--- Problem to solve ---
Repeat the material verbatim and drop the pictures.

▽

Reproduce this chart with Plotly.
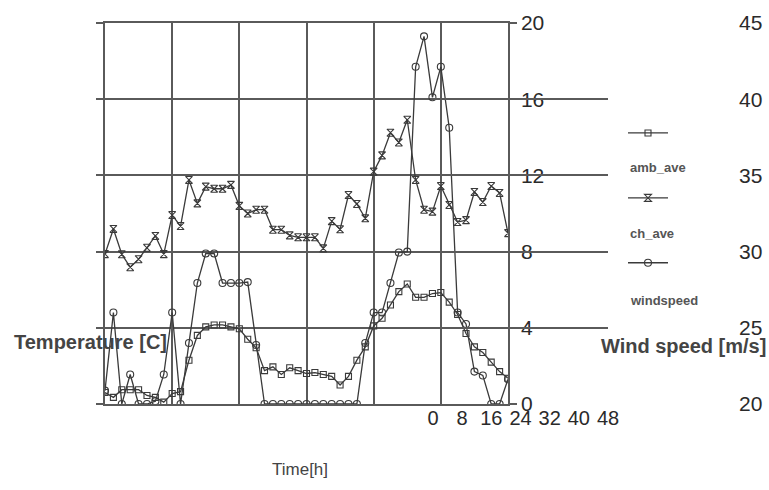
import plotly.graph_objects as go

hours = list(range(0, 49))
x_tick_vals = [0, 8, 16, 24, 32, 40, 48]
temp_ticks = [0, 4, 8, 12, 16, 20]
wind_ticks = [20, 25, 30, 35, 40, 45]

amb_ave = [0.6, 0.35, 0.75, 0.75, 0.75, 0.45, 0.35, 0.1, 0.55, 0.65,
           2.3, 3.6, 4.05, 4.15, 4.15, 4.05, 3.95, 3.4, 2.95, 1.75,
           1.95, 1.55, 1.9, 1.75, 1.6, 1.65, 1.55, 1.45, 1.0, 1.45,
           2.3, 3.0, 4.1, 4.5, 5.2, 5.9, 6.3, 5.6, 5.6, 5.8,
           5.85, 5.35, 4.7, 3.7, 3.0, 2.7, 2.2, 1.7, 1.35]
ch_ave = [7.87, 9.19, 7.86, 7.18, 7.6, 8.2, 8.82, 7.87, 9.92, 9.34,
          11.76, 10.53, 11.41, 11.3, 11.3, 11.5, 10.4, 10.0, 10.2, 10.2,
          9.15, 9.15, 8.85, 8.75, 8.75, 8.75, 8.17, 9.6, 9.17, 10.97,
          10.5, 9.75, 12.2, 13.05, 14.24, 13.73, 14.92, 11.76, 10.2, 10.1,
          11.44, 10.45, 9.55, 9.65, 11.13, 10.6, 11.44, 11.08, 8.97]
windspeed = [0.7, 4.8, 0.0, 1.55, 0.0, 0.0, 0.15, 1.55, 4.8, 0.0,
             3.2, 6.35, 7.9, 7.9, 6.35, 6.35, 6.35, 6.4, 3.1, 0.0,
             0.0, 0.0, 0.0, 0.0, 0.0, 0.0, 0.0, 0.0, 0.0, 0.0,
             0.0, 3.2, 4.8, 4.8, 6.35, 7.95, 8.0, 17.7, 19.3, 16.1,
             17.7, 14.5, 4.8, 4.2, 1.7, 1.5, 0.0, 0.0, 1.3]

W, H = 769, 490
ML, MR, MT, MB = 105, 10, 23, 86
PW = W - ML - MR
PH = H - MT - MB


def px(x):
    return (x - ML) / PW


def py(y):
    return (H - MB - y) / PH


FONT = "Liberation Sans, Arial, sans-serif"
INK = "#3a3a3a"
GRID = "#5a5a5a"

fig = go.Figure()
series = [
    ("amb_ave", amb_ave, "square-open", 6),
    ("ch_ave", ch_ave, "hourglass-open", 7),
    ("windspeed", windspeed, "circle-open", 7),
]
for i, (name, vals, sym, size) in enumerate(series):
    fig.add_trace(go.Scatter(
        x=hours, y=vals, mode="lines+markers", name=" ",
        legendgroup=name,
        line=dict(color=INK, width=1.3),
        marker=dict(symbol=sym, size=size, color=INK, line=dict(width=1.1, color=INK)),
        xaxis="x", yaxis="y",
    ))

# empty traces so the extra tick-label axes are rendered
fig.add_trace(go.Scatter(x=[None], y=[None], xaxis="x2", yaxis="y",
                         showlegend=False, hoverinfo="skip"))
fig.add_trace(go.Scatter(x=[None], y=[None], xaxis="x", yaxis="y2",
                         showlegend=False, hoverinfo="skip"))

LABEL_FONT = dict(size=21, color="#2a2a2a")

fig.update_layout(
    width=W, height=H,
    margin=dict(l=ML, r=MR, t=MT, b=MB, autoexpand=False),
    paper_bgcolor="white", plot_bgcolor="rgba(0,0,0,0)",
    font=dict(family=FONT, color=INK),
    showlegend=True,
    legend=dict(x=px(623), y=py(118), xanchor="left", yanchor="top",
                bgcolor="rgba(0,0,0,0)", font=dict(size=13),
                tracegroupgap=45, itemwidth=40),
    xaxis=dict(domain=[0, px(508)], range=[0, 48], tickvals=x_tick_vals,
               showticklabels=False, ticks="", showgrid=True, automargin=False,
               gridcolor=GRID, gridwidth=1.5, zeroline=False,
               showline=True, linecolor=GRID, linewidth=1.5, mirror=True),
    yaxis=dict(range=[0, 20], tickvals=temp_ticks, side="right", automargin=False,
               ticks="outside", ticklen=7, tickcolor=GRID, tickwidth=1.5,
               tickfont=LABEL_FONT,
               showgrid=True, gridcolor=GRID, gridwidth=1.5, zeroline=False,
               showline=True, linecolor=GRID, linewidth=1.5, mirror="ticks"),
    yaxis2=dict(overlaying="y", anchor="free", position=px(738), side="right",
                range=[20, 45], tickvals=wind_ticks, ticks="", automargin=False,
                showgrid=False, zeroline=False, showline=False,
                tickfont=LABEL_FONT),
    xaxis2=dict(domain=[px(433), px(608)], anchor="y", range=[0, 48],
                tickvals=x_tick_vals, ticks="", showgrid=False, automargin=False,
                zeroline=False, showline=False,
                tickfont=dict(size=20, color="#2a2a2a")),
)

ann = [
    dict(text="<b>Temperature [C]</b>", x=px(12), y=py(342), xanchor="left",
         yanchor="middle", font=dict(size=20, color="#444")),
    dict(text="<b>Wind speed [m/s]</b>", x=px(768), y=py(346), xanchor="right",
         yanchor="middle", font=dict(size=20, color="#444")),
    dict(text="Time[h]", x=px(300), y=py(469), xanchor="center",
         yanchor="middle", font=dict(size=17, color="#444")),
    dict(text="<b>amb_ave</b>", x=px(628), y=py(168), xanchor="left",
         yanchor="middle", font=dict(size=13, color="#555")),
    dict(text="<b>ch_ave</b>", x=px(628), y=py(233), xanchor="left",
         yanchor="middle", font=dict(size=13, color="#555")),
    dict(text="<b>windspeed</b>", x=px(628), y=py(300), xanchor="left",
         yanchor="middle", font=dict(size=13, color="#555")),
]
for a in ann:
    a.update(xref="paper", yref="paper", showarrow=False)
fig.update_layout(annotations=ann)

fig.write_html("out.html")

△

--- Complete response ---
Reproduce this chart with Plotly.
import plotly.graph_objects as go

hours = list(range(0, 49))
x_tick_vals = [0, 8, 16, 24, 32, 40, 48]
temp_ticks = [0, 4, 8, 12, 16, 20]
wind_ticks = [20, 25, 30, 35, 40, 45]

amb_ave = [0.6, 0.35, 0.75, 0.75, 0.75, 0.45, 0.35, 0.1, 0.55, 0.65,
           2.3, 3.6, 4.05, 4.15, 4.15, 4.05, 3.95, 3.4, 2.95, 1.75,
           1.95, 1.55, 1.9, 1.75, 1.6, 1.65, 1.55, 1.45, 1.0, 1.45,
           2.3, 3.0, 4.1, 4.5, 5.2, 5.9, 6.3, 5.6, 5.6, 5.8,
           5.85, 5.35, 4.7, 3.7, 3.0, 2.7, 2.2, 1.7, 1.35]
ch_ave = [7.87, 9.19, 7.86, 7.18, 7.6, 8.2, 8.82, 7.87, 9.92, 9.34,
          11.76, 10.53, 11.41, 11.3, 11.3, 11.5, 10.4, 10.0, 10.2, 10.2,
          9.15, 9.15, 8.85, 8.75, 8.75, 8.75, 8.17, 9.6, 9.17, 10.97,
          10.5, 9.75, 12.2, 13.05, 14.24, 13.73, 14.92, 11.76, 10.2, 10.1,
          11.44, 10.45, 9.55, 9.65, 11.13, 10.6, 11.44, 11.08, 8.97]
windspeed = [0.7, 4.8, 0.0, 1.55, 0.0, 0.0, 0.15, 1.55, 4.8, 0.0,
             3.2, 6.35, 7.9, 7.9, 6.35, 6.35, 6.35, 6.4, 3.1, 0.0,
             0.0, 0.0, 0.0, 0.0, 0.0, 0.0, 0.0, 0.0, 0.0, 0.0,
             0.0, 3.2, 4.8, 4.8, 6.35, 7.95, 8.0, 17.7, 19.3, 16.1,
             17.7, 14.5, 4.8, 4.2, 1.7, 1.5, 0.0, 0.0, 1.3]

W, H = 769, 490
ML, MR, MT, MB = 105, 10, 23, 86
PW = W - ML - MR
PH = H - MT - MB


def px(x):
    return (x - ML) / PW


def py(y):
    return (H - MB - y) / PH


FONT = "Liberation Sans, Arial, sans-serif"
INK = "#3a3a3a"
GRID = "#5a5a5a"

fig = go.Figure()
series = [
    ("amb_ave", amb_ave, "square-open", 6),
    ("ch_ave", ch_ave, "hourglass-open", 7),
    ("windspeed", windspeed, "circle-open", 7),
]
for i, (name, vals, sym, size) in enumerate(series):
    fig.add_trace(go.Scatter(
        x=hours, y=vals, mode="lines+markers", name=" ",
        legendgroup=name,
        line=dict(color=INK, width=1.3),
        marker=dict(symbol=sym, size=size, color=INK, line=dict(width=1.1, color=INK)),
        xaxis="x", yaxis="y",
    ))

# empty traces so the extra tick-label axes are rendered
fig.add_trace(go.Scatter(x=[None], y=[None], xaxis="x2", yaxis="y",
                         showlegend=False, hoverinfo="skip"))
fig.add_trace(go.Scatter(x=[None], y=[None], xaxis="x", yaxis="y2",
                         showlegend=False, hoverinfo="skip"))

LABEL_FONT = dict(size=21, color="#2a2a2a")

fig.update_layout(
    width=W, height=H,
    margin=dict(l=ML, r=MR, t=MT, b=MB, autoexpand=False),
    paper_bgcolor="white", plot_bgcolor="rgba(0,0,0,0)",
    font=dict(family=FONT, color=INK),
    showlegend=True,
    legend=dict(x=px(623), y=py(118), xanchor="left", yanchor="top",
                bgcolor="rgba(0,0,0,0)", font=dict(size=13),
                tracegroupgap=45, itemwidth=40),
    xaxis=dict(domain=[0, px(508)], range=[0, 48], tickvals=x_tick_vals,
               showticklabels=False, ticks="", showgrid=True, automargin=False,
               gridcolor=GRID, gridwidth=1.5, zeroline=False,
               showline=True, linecolor=GRID, linewidth=1.5, mirror=True),
    yaxis=dict(range=[0, 20], tickvals=temp_ticks, side="right", automargin=False,
               ticks="outside", ticklen=7, tickcolor=GRID, tickwidth=1.5,
               tickfont=LABEL_FONT,
               showgrid=True, gridcolor=GRID, gridwidth=1.5, zeroline=False,
               showline=True, linecolor=GRID, linewidth=1.5, mirror="ticks"),
    yaxis2=dict(overlaying="y", anchor="free", position=px(738), side="right",
                range=[20, 45], tickvals=wind_ticks, ticks="", automargin=False,
                showgrid=False, zeroline=False, showline=False,
                tickfont=LABEL_FONT),
    xaxis2=dict(domain=[px(433), px(608)], anchor="y", range=[0, 48],
                tickvals=x_tick_vals, ticks="", showgrid=False, automargin=False,
                zeroline=False, showline=False,
                tickfont=dict(size=20, color="#2a2a2a")),
)

ann = [
    dict(text="<b>Temperature [C]</b>", x=px(12), y=py(342), xanchor="left",
         yanchor="middle", font=dict(size=20, color="#444")),
    dict(text="<b>Wind speed [m/s]</b>", x=px(768), y=py(346), xanchor="right",
         yanchor="middle", font=dict(size=20, color="#444")),
    dict(text="Time[h]", x=px(300), y=py(469), xanchor="center",
         yanchor="middle", font=dict(size=17, color="#444")),
    dict(text="<b>amb_ave</b>", x=px(628), y=py(168), xanchor="left",
         yanchor="middle", font=dict(size=13, color="#555")),
    dict(text="<b>ch_ave</b>", x=px(628), y=py(233), xanchor="left",
         yanchor="middle", font=dict(size=13, color="#555")),
    dict(text="<b>windspeed</b>", x=px(628), y=py(300), xanchor="left",
         yanchor="middle", font=dict(size=13, color="#555")),
]
for a in ann:
    a.update(xref="paper", yref="paper", showarrow=False)
fig.update_layout(annotations=ann)

fig.write_html("out.html")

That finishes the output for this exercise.